→ PROMPT
Skip all pictures, then print the remaining material exactly.

• • • • •

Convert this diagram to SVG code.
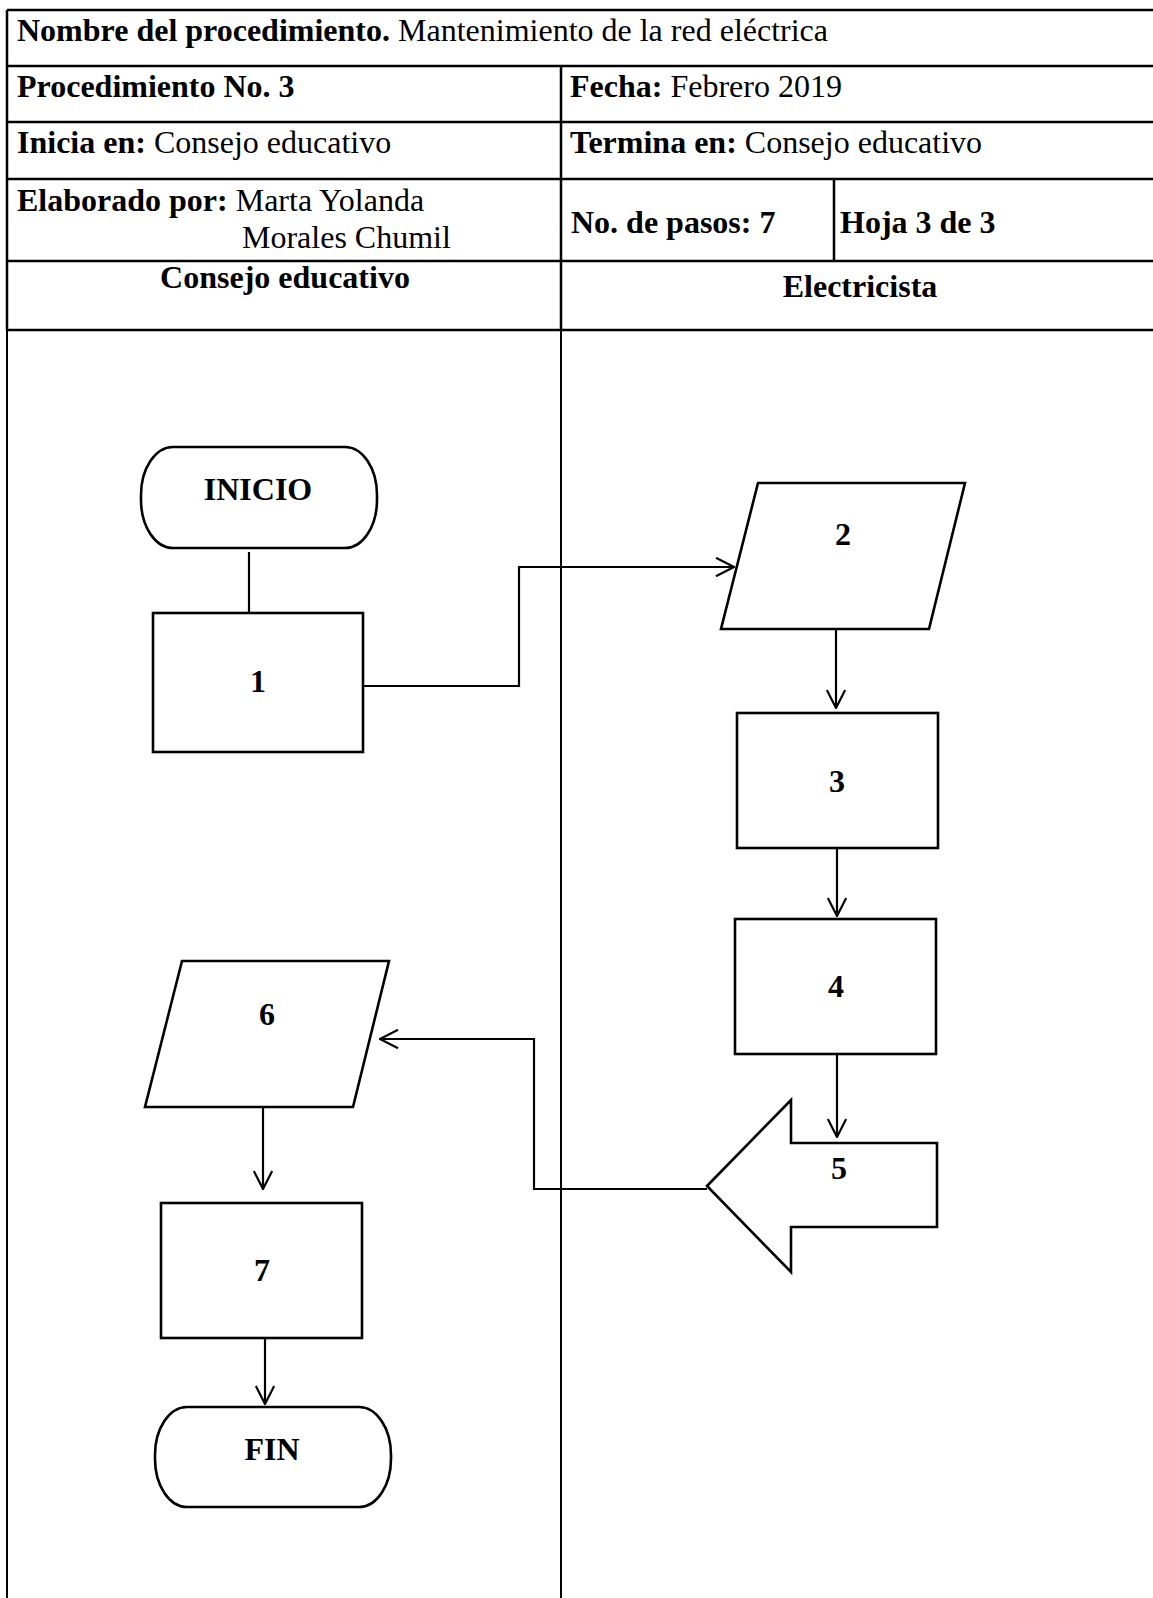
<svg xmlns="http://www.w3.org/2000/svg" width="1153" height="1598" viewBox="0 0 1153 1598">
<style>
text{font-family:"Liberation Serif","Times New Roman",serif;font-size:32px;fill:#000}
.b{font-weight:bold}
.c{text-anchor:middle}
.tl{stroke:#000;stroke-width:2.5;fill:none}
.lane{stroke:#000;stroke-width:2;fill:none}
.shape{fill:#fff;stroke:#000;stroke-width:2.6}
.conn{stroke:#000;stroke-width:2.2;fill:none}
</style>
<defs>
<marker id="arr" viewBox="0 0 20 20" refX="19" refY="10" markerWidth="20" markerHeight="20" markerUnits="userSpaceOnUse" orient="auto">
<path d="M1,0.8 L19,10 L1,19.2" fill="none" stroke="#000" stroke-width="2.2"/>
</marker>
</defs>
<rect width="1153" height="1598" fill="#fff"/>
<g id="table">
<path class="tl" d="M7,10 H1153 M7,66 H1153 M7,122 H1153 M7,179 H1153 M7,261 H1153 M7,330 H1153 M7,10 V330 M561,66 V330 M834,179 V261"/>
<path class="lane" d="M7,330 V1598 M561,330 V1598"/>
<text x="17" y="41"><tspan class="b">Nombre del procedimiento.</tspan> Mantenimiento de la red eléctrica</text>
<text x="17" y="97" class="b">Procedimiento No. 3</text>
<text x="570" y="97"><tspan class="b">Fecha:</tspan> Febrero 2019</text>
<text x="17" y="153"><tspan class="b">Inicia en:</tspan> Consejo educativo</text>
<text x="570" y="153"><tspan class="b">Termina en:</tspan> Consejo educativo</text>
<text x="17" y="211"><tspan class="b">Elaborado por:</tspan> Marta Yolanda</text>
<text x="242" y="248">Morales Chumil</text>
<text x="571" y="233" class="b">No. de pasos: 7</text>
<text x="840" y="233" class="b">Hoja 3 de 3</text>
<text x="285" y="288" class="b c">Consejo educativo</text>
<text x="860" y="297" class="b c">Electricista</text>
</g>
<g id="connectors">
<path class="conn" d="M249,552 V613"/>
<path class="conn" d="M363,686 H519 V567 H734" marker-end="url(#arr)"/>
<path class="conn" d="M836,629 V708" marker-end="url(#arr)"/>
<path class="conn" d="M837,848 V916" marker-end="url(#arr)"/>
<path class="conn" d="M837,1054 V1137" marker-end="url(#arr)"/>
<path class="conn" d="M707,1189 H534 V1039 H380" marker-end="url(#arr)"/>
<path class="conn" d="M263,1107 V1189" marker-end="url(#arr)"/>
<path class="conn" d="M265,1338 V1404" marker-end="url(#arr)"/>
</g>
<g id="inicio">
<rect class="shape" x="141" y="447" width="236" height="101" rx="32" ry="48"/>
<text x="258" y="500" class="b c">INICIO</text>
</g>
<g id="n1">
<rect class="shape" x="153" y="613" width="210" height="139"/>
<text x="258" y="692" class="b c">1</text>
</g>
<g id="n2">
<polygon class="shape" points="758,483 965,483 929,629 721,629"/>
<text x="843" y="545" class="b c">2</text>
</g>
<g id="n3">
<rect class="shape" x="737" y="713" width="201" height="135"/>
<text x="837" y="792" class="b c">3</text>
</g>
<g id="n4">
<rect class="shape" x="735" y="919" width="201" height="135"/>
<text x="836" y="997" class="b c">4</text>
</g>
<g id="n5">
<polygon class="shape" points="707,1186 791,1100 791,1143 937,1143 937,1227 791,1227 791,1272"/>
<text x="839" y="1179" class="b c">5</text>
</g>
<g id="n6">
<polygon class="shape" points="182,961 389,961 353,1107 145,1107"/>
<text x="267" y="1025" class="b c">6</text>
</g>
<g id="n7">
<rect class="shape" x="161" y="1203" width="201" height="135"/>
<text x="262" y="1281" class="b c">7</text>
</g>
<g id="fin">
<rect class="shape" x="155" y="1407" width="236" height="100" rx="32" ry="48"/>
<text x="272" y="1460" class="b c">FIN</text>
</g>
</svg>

• • • • •

→ RESPONSE TO THIS TASK
Convert this diagram to SVG code.
<svg xmlns="http://www.w3.org/2000/svg" width="1153" height="1598" viewBox="0 0 1153 1598">
<style>
text{font-family:"Liberation Serif","Times New Roman",serif;font-size:32px;fill:#000}
.b{font-weight:bold}
.c{text-anchor:middle}
.tl{stroke:#000;stroke-width:2.5;fill:none}
.lane{stroke:#000;stroke-width:2;fill:none}
.shape{fill:#fff;stroke:#000;stroke-width:2.6}
.conn{stroke:#000;stroke-width:2.2;fill:none}
</style>
<defs>
<marker id="arr" viewBox="0 0 20 20" refX="19" refY="10" markerWidth="20" markerHeight="20" markerUnits="userSpaceOnUse" orient="auto">
<path d="M1,0.8 L19,10 L1,19.2" fill="none" stroke="#000" stroke-width="2.2"/>
</marker>
</defs>
<rect width="1153" height="1598" fill="#fff"/>
<g id="table">
<path class="tl" d="M7,10 H1153 M7,66 H1153 M7,122 H1153 M7,179 H1153 M7,261 H1153 M7,330 H1153 M7,10 V330 M561,66 V330 M834,179 V261"/>
<path class="lane" d="M7,330 V1598 M561,330 V1598"/>
<text x="17" y="41"><tspan class="b">Nombre del procedimiento.</tspan> Mantenimiento de la red eléctrica</text>
<text x="17" y="97" class="b">Procedimiento No. 3</text>
<text x="570" y="97"><tspan class="b">Fecha:</tspan> Febrero 2019</text>
<text x="17" y="153"><tspan class="b">Inicia en:</tspan> Consejo educativo</text>
<text x="570" y="153"><tspan class="b">Termina en:</tspan> Consejo educativo</text>
<text x="17" y="211"><tspan class="b">Elaborado por:</tspan> Marta Yolanda</text>
<text x="242" y="248">Morales Chumil</text>
<text x="571" y="233" class="b">No. de pasos: 7</text>
<text x="840" y="233" class="b">Hoja 3 de 3</text>
<text x="285" y="288" class="b c">Consejo educativo</text>
<text x="860" y="297" class="b c">Electricista</text>
</g>
<g id="connectors">
<path class="conn" d="M249,552 V613"/>
<path class="conn" d="M363,686 H519 V567 H734" marker-end="url(#arr)"/>
<path class="conn" d="M836,629 V708" marker-end="url(#arr)"/>
<path class="conn" d="M837,848 V916" marker-end="url(#arr)"/>
<path class="conn" d="M837,1054 V1137" marker-end="url(#arr)"/>
<path class="conn" d="M707,1189 H534 V1039 H380" marker-end="url(#arr)"/>
<path class="conn" d="M263,1107 V1189" marker-end="url(#arr)"/>
<path class="conn" d="M265,1338 V1404" marker-end="url(#arr)"/>
</g>
<g id="inicio">
<rect class="shape" x="141" y="447" width="236" height="101" rx="32" ry="48"/>
<text x="258" y="500" class="b c">INICIO</text>
</g>
<g id="n1">
<rect class="shape" x="153" y="613" width="210" height="139"/>
<text x="258" y="692" class="b c">1</text>
</g>
<g id="n2">
<polygon class="shape" points="758,483 965,483 929,629 721,629"/>
<text x="843" y="545" class="b c">2</text>
</g>
<g id="n3">
<rect class="shape" x="737" y="713" width="201" height="135"/>
<text x="837" y="792" class="b c">3</text>
</g>
<g id="n4">
<rect class="shape" x="735" y="919" width="201" height="135"/>
<text x="836" y="997" class="b c">4</text>
</g>
<g id="n5">
<polygon class="shape" points="707,1186 791,1100 791,1143 937,1143 937,1227 791,1227 791,1272"/>
<text x="839" y="1179" class="b c">5</text>
</g>
<g id="n6">
<polygon class="shape" points="182,961 389,961 353,1107 145,1107"/>
<text x="267" y="1025" class="b c">6</text>
</g>
<g id="n7">
<rect class="shape" x="161" y="1203" width="201" height="135"/>
<text x="262" y="1281" class="b c">7</text>
</g>
<g id="fin">
<rect class="shape" x="155" y="1407" width="236" height="100" rx="32" ry="48"/>
<text x="272" y="1460" class="b c">FIN</text>
</g>
</svg>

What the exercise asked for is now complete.